Tuesday, January 8, 2013

In Consideration

What we are looking at is the tall grass on the right. It is tall. I'd put it at fifteen feet. Notice too how the flower spikes are more than double the height of the grass itself. You have a medium sized grass with outrageously tall blooms. This grass has intrigued me from the first day I arrived to work in this garden.

There is one other place, an office complex, where I have seen a grass of similar stature like this. I have considered stopping in to get a shovel full.

My best guess is this is Saccharum ravennae, Ravenna or Plume Grass. I have a book that says it is a native grass. My interweb reading says it is from the Mediterranean and North Africa. I am also reading it is an invasive out west where there are plenty of dry soils low in organic matter that it prefers.

Why do I keep running into interesting plants of foreign origins and dubious habits?

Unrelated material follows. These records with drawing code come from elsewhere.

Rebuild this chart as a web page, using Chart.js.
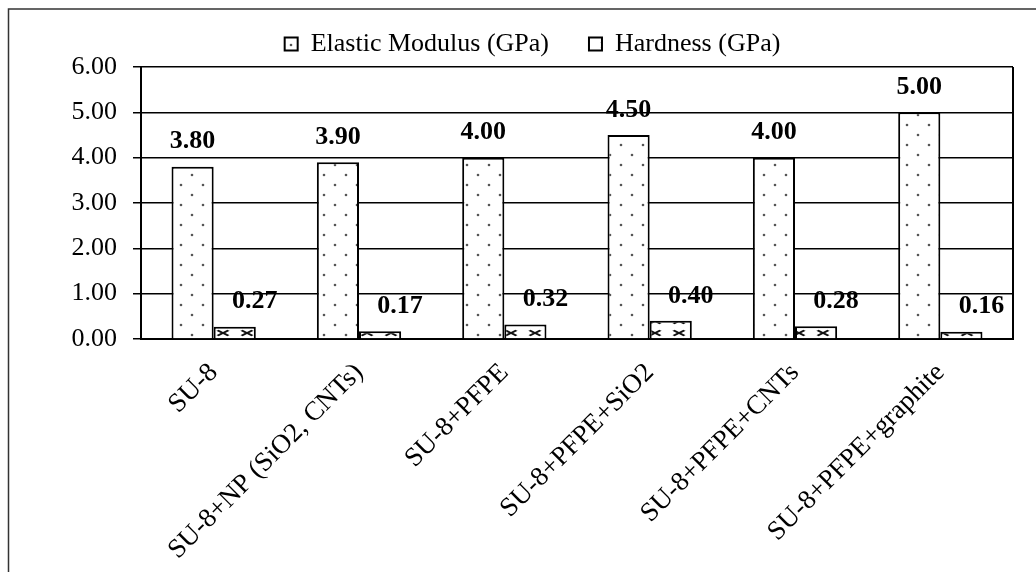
<!DOCTYPE html>
<html>
<head>
<meta charset="utf-8">
<script src="https://cdn.jsdelivr.net/npm/chart.js@4/dist/chart.umd.min.js"></script>
<style>
  html, body { margin: 0; padding: 0; background: #fff; }
  #wrap { width: 1036px; height: 572px; position: relative; }
</style>
</head>
<body>
<div id="wrap"><canvas id="c" width="1036" height="572"></canvas></div>
<script>
// Mechanical properties of SU-8 composites
const categories = [
  'SU-8',
  'SU-8+NP (SiO2, CNTs)',
  'SU-8+PFPE',
  'SU-8+PFPE+SiO2',
  'SU-8+PFPE+CNTs',
  'SU-8+PFPE+graphite'
];
const elasticModulus = [3.80, 3.90, 4.00, 4.50, 4.00, 5.00];
const hardness = [0.27, 0.17, 0.32, 0.40, 0.28, 0.16];
const seriesNames = ['Elastic Modulus (GPa)', 'Hardness (GPa)'];
const yTicks = [0, 1, 2, 3, 4, 5, 6];

const FONT = "'Liberation Serif', 'Times New Roman', serif";

// Fill patterns: dotted for modulus, sphere/cross for hardness
function dotPattern() {
  const t = document.createElement('canvas');
  t.width = 22; t.height = 20;
  const g = t.getContext('2d');
  g.fillStyle = '#fff';
  g.fillRect(0, 0, 22, 20);
  g.fillStyle = '#555';
  [[5, 5], [16, 15]].forEach(([x, y]) => {
    g.beginPath(); g.arc(x, y, 1.3, 0, Math.PI * 2); g.fill();
  });
  return g.createPattern(t, 'repeat');
}
function crossPattern() {
  const w = 24, h = 12;
  const t = document.createElement('canvas');
  t.width = w; t.height = h;
  const g = t.getContext('2d');
  g.fillStyle = '#fff';
  g.fillRect(0, 0, w, h);
  g.strokeStyle = '#111';
  g.lineWidth = 2;
  g.beginPath();
  g.moveTo(0, 0); g.lineTo(w, h);
  g.moveTo(w, 0); g.lineTo(0, h);
  g.stroke();
  g.fillStyle = '#fff';
  g.beginPath(); g.ellipse(w / 2, h / 2, 9, 5, 0, 0, Math.PI * 2); g.fill();
  const p = g.createPattern(t, 'repeat');
  if (p.setTransform) p.setTransform(new DOMMatrix().translate(7, 9));
  return p;
}

const ctx = document.getElementById('c').getContext('2d');

// Outer frame, white background and right edge of the plot box
const framePlugin = {
  id: 'frame',
  beforeDraw(chart) {
    const c = chart.ctx;
    c.save();
    c.fillStyle = '#fff';
    c.fillRect(0, 0, chart.width, chart.height);
    c.strokeStyle = '#333';
    c.lineWidth = 1.5;
    c.beginPath();
    c.moveTo(8.5, chart.height);
    c.lineTo(8.5, 9);
    c.lineTo(chart.width, 9);
    c.stroke();
    c.restore();
  },
  beforeDatasetsDraw(chart) {
    const a = chart.chartArea;
    const c = chart.ctx;
    c.save();
    c.strokeStyle = '#000';
    c.lineWidth = 2;
    c.beginPath();
    c.moveTo(a.right, a.top);
    c.lineTo(a.right, a.bottom);
    c.stroke();
    c.restore();
  }
};

// Value labels above each bar
const valueLabels = {
  id: 'valueLabels',
  afterDatasetsDraw(chart) {
    const c = chart.ctx;
    c.save();
    c.font = 'bold 26px ' + FONT;
    c.fillStyle = '#000';
    c.textAlign = 'center';
    c.textBaseline = 'middle';
    chart.data.datasets.forEach((ds, di) => {
      const meta = chart.getDatasetMeta(di);
      const dx = di === 0 ? 0 : 20;
      meta.data.forEach((el, i) => {
        c.fillText(ds.data[i].toFixed(2), el.x + dx, el.y - 25);
      });
    });
    c.restore();
  }
};

new Chart(ctx, {
  type: 'bar',
  data: {
    labels: categories,
    datasets: [
      {
        label: seriesNames[0],
        data: elasticModulus,
        backgroundColor: dotPattern(),
        borderColor: '#000',
        borderWidth: 2,
        categoryPercentage: 0.58,
        barPercentage: 1.0
      },
      {
        label: seriesNames[1],
        data: hardness,
        backgroundColor: crossPattern(),
        borderColor: '#000',
        borderWidth: 2,
        categoryPercentage: 0.58,
        barPercentage: 1.0
      }
    ]
  },
  options: {
    responsive: false,
    animation: false,
    devicePixelRatio: 1,
    layout: { padding: { top: -9, right: 23, bottom: 0, left: 52 } },
    plugins: {
      legend: {
        position: 'top',
        labels: {
          color: '#000',
          font: { family: FONT, size: 26 },
          boxWidth: 13,
          boxHeight: 13,
          padding: 40
        }
      },
      tooltip: { enabled: false }
    },
    scales: {
      x: {
        grid: { display: false, drawTicks: false },
        border: { display: true, color: '#000', width: 2 },
        ticks: {
          color: '#000',
          font: { family: FONT, size: 27 },
          minRotation: 45,
          maxRotation: 45,
          autoSkip: false,
          padding: 18
        },
        afterFit(scale) { scale.height = 233; }
      },
      y: {
        min: 0,
        max: 6,
        afterBuildTicks(scale) { scale.ticks = yTicks.map(v => ({ value: v })); },
        grid: { color: '#000', lineWidth: 1.5, tickLength: 8, drawTicks: true },
        border: { display: true, color: '#000', width: 2 },
        ticks: {
          color: '#000',
          font: { family: FONT, size: 26 },
          padding: 16,
          callback: v => Number(v).toFixed(2)
        },
        afterFit(scale) { scale.width = 89; }
      }
    }
  },
  plugins: [framePlugin, valueLabels]
});
</script>
</body>
</html>
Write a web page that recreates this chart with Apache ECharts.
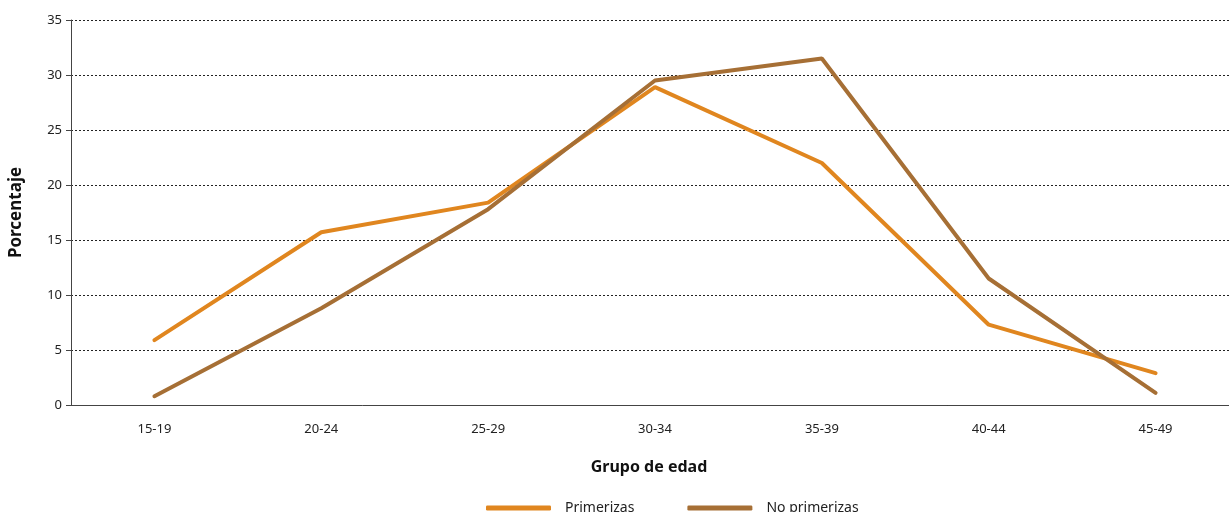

What we are looking at is Hazelwood, NC, now part of the greater Waynesville metropolitan area. Beyond and up the mountain are a number of other gardens I tend.

I want this grass. Being a Saccharum makes it a relative of sugarcane. Ku'ulei A'ina should have some sugarcane. I wonder if the stems are sweet? I can find a dry, infertile, sunny place for it. Maybe I can use it to help hide a telephone pole. It would be interesting planted next to and contrasting with the shorter Miscanthus grass.

Next time I am there I may slip and fall with a shovel in hand. It also has to be cut back before spring. It is the last perennial standing in the garden as I have been putting it down for the winter.


Heaven Scent said...

Hi Christopher!
I would bet they wouldn't mind sharing a bit with you! Pretty spot to sit and enjoy the beauty of the area!


Christopher C. NC said...

Hi Siria. A tiny division won't hurt it at all. This would be a great view for the city lights.

Barry said...

Before I left Maui, I was researching some of the 130-plus varueties of sugarcane for use as a windbreak. I didn't even look at cold tolerance, though. You just might have an idea, there, though...

Lola said...

It sure would be an advantage to help hide or to distract attention. I do like those grasses. A tiny bit wouldn't be missed.

Lynn Hunt said...

I don't know that much about grasses but I love seeing your ideas on how to blend them in with the mountain landscape.

beverly said...

Bring your ax, not your shovel; if it is like Miscanthus!

Christopher C. NC said...

Barry you can get the sugarcane look no problem with giant reed grass, Arundo donax, though it spreads like a running bamboo. Beware.

Lola I think even with my pole painted red a little extra hiding can't hurt.

Lynn since I have the utility easement that must remain tree free, the grasses are great for the meadow effect.

Bev I find a sharp shovel works fine on miscanthus. It helps that I have planted it in deeper soil and less rocky spots.